# Written task
Extract only the first line of the listing and every line after it up to and including the one with "from matplotlib.lines import Line2D". Omit the pictures.

# Data section

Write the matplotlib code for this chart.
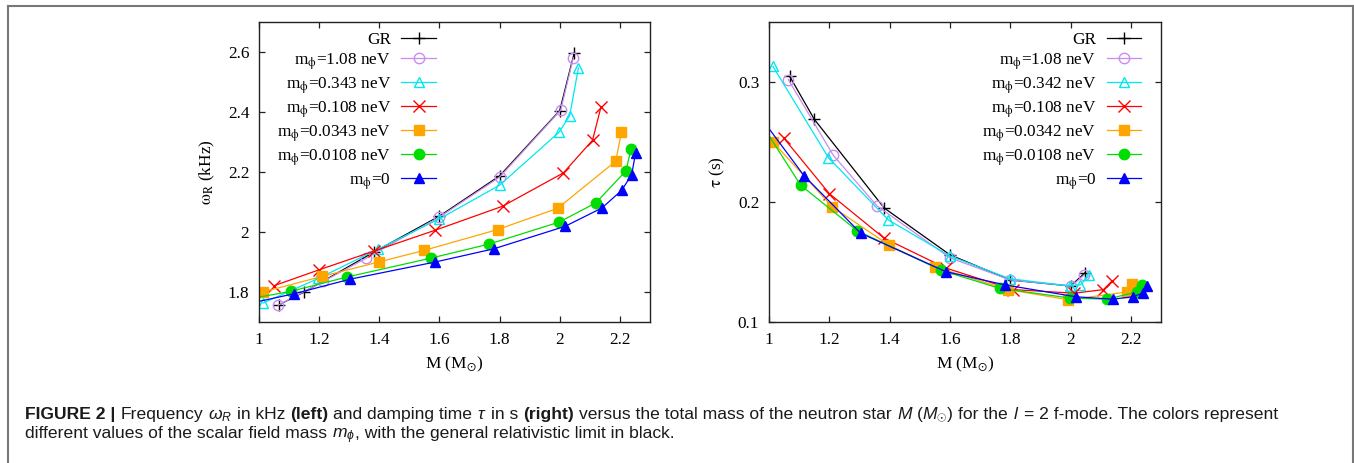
import matplotlib
matplotlib.use("Agg")
import matplotlib.pyplot as plt
from matplotlib.ticker import FormatStrFormatter, MultipleLocator
from matplotlib.lines import Line2D

plt.rcParams['font.family'] = ['Liberation Serif', 'DejaVu Serif']
plt.rcParams['mathtext.fontset'] = 'stix'
plt.rcParams['mathtext.rm'] = 'Liberation Sans'
plt.rcParams['mathtext.it'] = 'Liberation Sans:italic'
plt.rcParams['mathtext.bf'] = 'Liberation Sans:bold'

# ---- data: f-mode frequency and damping time vs. stellar mass ----
labels_omega = ['GR',
                r'm$_{\mathrm{\phi}}$=1.08 neV',
                r'm$_{\mathrm{\phi}}$=0.343 neV',
                r'm$_{\mathrm{\phi}}$=0.108 neV',
                r'm$_{\mathrm{\phi}}$=0.0343 neV',
                r'm$_{\mathrm{\phi}}$=0.0108 neV',
                r'm$_{\mathrm{\phi}}$=0']
labels_tau = ['GR',
              r'm$_{\mathrm{\phi}}$=1.08 neV',
              r'm$_{\mathrm{\phi}}$=0.342 neV',
              r'm$_{\mathrm{\phi}}$=0.108 neV',
              r'm$_{\mathrm{\phi}}$=0.0342 neV',
              r'm$_{\mathrm{\phi}}$=0.0108 neV',
              r'm$_{\mathrm{\phi}}$=0']

mass_gr = [1.068, 1.15, 1.382, 1.6, 1.8, 2.0, 2.048]
omega_gr = [1.758, 1.800, 1.933, 2.053, 2.187, 2.405, 2.597]
tau_gr = [0.305, 0.269, 0.195, 0.156, 0.135, 0.130, 0.141]

mass_108 = [1.064, 1.213, 1.357, 1.6, 1.8, 2.003, 2.045]
omega_108 = [1.756, 1.835, 1.913, 2.050, 2.183, 2.406, 2.580]
tau_108 = [0.302, 0.239, 0.197, 0.1535, 0.135, 0.130, 0.139]

mass_0343 = [1.013, 1.197, 1.396, 1.6, 1.8, 1.998, 2.033, 2.062]
omega_0343 = [1.763, 1.845, 1.943, 2.044, 2.156, 2.333, 2.388, 2.547]
tau_0343 = [0.313, 0.237, 0.185, 0.155, 0.136, 0.130, 0.131, 0.139]

mass_0108 = [1.05, 1.2, 1.381, 1.586, 1.81, 2.012, 2.109, 2.137]
omega_0108 = [1.821, 1.874, 1.936, 2.006, 2.086, 2.197, 2.306, 2.417]
tau_0108 = [0.253, 0.207, 0.170, 0.145, 0.127, 0.124, 0.127, 0.134]

mass_00343 = [1.013, 1.21, 1.398, 1.55, 1.793, 1.993, 2.186, 2.205]
omega_00343 = [1.800, 1.852, 1.900, 1.939, 2.008, 2.079, 2.236, 2.332]
tau_00343 = [0.250, 0.196, 0.164, 0.146, 0.127, 0.1185, 0.125, 0.132]

mass_00108 = [0.95, 1.105, 1.293, 1.572, 1.766, 1.998, 2.12, 2.220, 2.237]
omega_00108 = [1.774, 1.802, 1.850, 1.913, 1.960, 2.033, 2.097, 2.204, 2.277]
tau_00108 = [0.275, 0.214, 0.176, 0.143, 0.128, 0.120, 0.119, 0.125, 0.131]

mass_0 = [0.95, 1.116, 1.304, 1.586, 1.781, 2.018, 2.14, 2.206, 2.239, 2.252]
omega_0 = [1.758, 1.794, 1.843, 1.900, 1.944, 2.019, 2.080, 2.139, 2.191, 2.263]
tau_0 = [0.278, 0.222, 0.174, 0.142, 0.131, 0.121, 0.119, 0.121, 0.124, 0.130]

masses = [mass_gr, mass_108, mass_0343, mass_0108, mass_00343, mass_00108, mass_0]
omegas = [omega_gr, omega_108, omega_0343, omega_0108, omega_00343, omega_00108, omega_0]
taus = [tau_gr, tau_108, tau_0343, tau_0108, tau_00343, tau_00108, tau_0]

# ---- styles ----
colors = ['#000000', '#c88cf0', '#00e8f0', '#ff0000', '#ffa500', '#00dd00', '#0000ff']
markers = ['+', 'o', '^', 'x', 's', 'o', '^']
filled = [True, False, False, True, True, True, True]
msizes = [9, 7.5, 7.5, 8, 7, 7.5, 7]

W, H = 1354, 463
fig = plt.figure(figsize=(W / 100, H / 100), dpi=100)

axL = fig.add_axes([259 / W, 1 - 322 / H, 391 / W, 300 / H])
axR = fig.add_axes([769 / W, 1 - 322 / H, 392 / W, 300 / H])

TICK_FS = 12.4


def draw(ax, ys, labels, legend_x):
    for k in range(len(masses)):
        mfc = colors[k] if filled[k] else 'none'
        ax.plot(masses[k], ys[k], color=colors[k], marker=markers[k],
                mfc=mfc, mec=colors[k], ms=msizes[k], mew=1.0, lw=0.9,
                label=labels[k])
    ax.set_xlim(1, 2.3)
    ax.xaxis.set_major_locator(MultipleLocator(0.2))
    ax.xaxis.set_major_formatter(FormatStrFormatter('%g'))
    ax.yaxis.set_major_formatter(FormatStrFormatter('%g'))
    ax.tick_params(direction='in', top=True, right=True, length=4,
                   width=0.9, labelsize=TICK_FS, pad=7, color='#222222')
    for s in ax.spines.values():
        s.set_linewidth(1.0)
        s.set_color('#222222')
    ax.set_xlabel(r'M (M$_{\odot}$)', fontsize=TICK_FS, labelpad=5)
    ax.legend(loc='upper right', bbox_to_anchor=(legend_x, 0.968),
              markerfirst=False, frameon=False, fontsize=TICK_FS,
              handlelength=2.0, handletextpad=0.6, labelspacing=0.2,
              borderpad=0, borderaxespad=0)


draw(axL, omegas, labels_omega, 0.452)
axL.set_ylim(1.7, 2.7)
axL.yaxis.set_major_locator(MultipleLocator(0.2))
axL.set_ylabel(r'$\mathrm{\omega_R}$ (kHz)', fontsize=TICK_FS, labelpad=8)

draw(axR, taus, labels_tau, 0.949)
axR.set_ylim(0.1, 0.35)
axR.yaxis.set_major_locator(MultipleLocator(0.1))
axR.set_ylabel(r'$\mathrm{\tau}$ (s)', fontsize=TICK_FS, labelpad=8)

# ---- outer frame ----
frame_kw = dict(transform=fig.transFigure, color='#777777', lw=1.5)
fig.add_artist(Line2D([8 / W, 1352.5 / W], [1 - 6 / H, 1 - 6 / H], **frame_kw))
fig.add_artist(Line2D([8 / W, 8 / W], [0, 1 - 6 / H], **frame_kw))
fig.add_artist(Line2D([1352.5 / W, 1352.5 / W], [0, 1 - 6 / H], **frame_kw))

# ---- caption ----
CAP_FS = 12.6
cap_reg = dict(family='Liberation Sans', fontsize=CAP_FS, color='#1a1a1a')
cap_bold = dict(cap_reg, weight='bold')
cap_math = dict(cap_reg, math_fontfamily='custom')

renderer = fig.canvas.get_renderer()


def width_of(s, style):
    t = fig.text(0, 0, s, **style)
    w = t.get_window_extent(renderer).width
    t.remove()
    return w


space_w = width_of('a a', cap_reg) - width_of('aa', cap_reg)


def caption_line(x_px, y_px, runs):
    x = x_px
    for s, style, gap in runs:
        t = fig.text(x / W, 1 - y_px / H, s, va='baseline', **style)
        x += t.get_window_extent(renderer).width
        if gap:
            x += space_w


caption_line(25, 419, [
    ('FIGURE 2 |', cap_bold, True),
    ('Frequency', cap_reg, True),
    (r'$\omega_R$', cap_math, True),
    ('in kHz', cap_reg, True),
    ('(left)', cap_bold, True),
    ('and damping time', cap_reg, True),
    (r'$\tau$', cap_math, True),
    ('in s', cap_reg, True),
    ('(right)', cap_bold, True),
    ('versus the total mass of the neutron star', cap_reg, True),
    (r'$M\ (M_{\odot})$', cap_math, True),
    ('for the', cap_reg, True),
    (r'$l$', cap_math, True),
    ('= 2 f-mode. The colors represent', cap_reg, False),
])
caption_line(25, 438, [
    ('different values of the scalar field mass', cap_reg, True),
    (r'$m_{\phi}$', cap_math, False),
    (', with the general relativistic limit in black.', cap_reg, False),
])

fig.savefig('out.png', dpi=100)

# Output for this exercise
Write the matplotlib code for this chart.
import matplotlib
matplotlib.use("Agg")
import matplotlib.pyplot as plt
from matplotlib.ticker import FormatStrFormatter, MultipleLocator
from matplotlib.lines import Line2D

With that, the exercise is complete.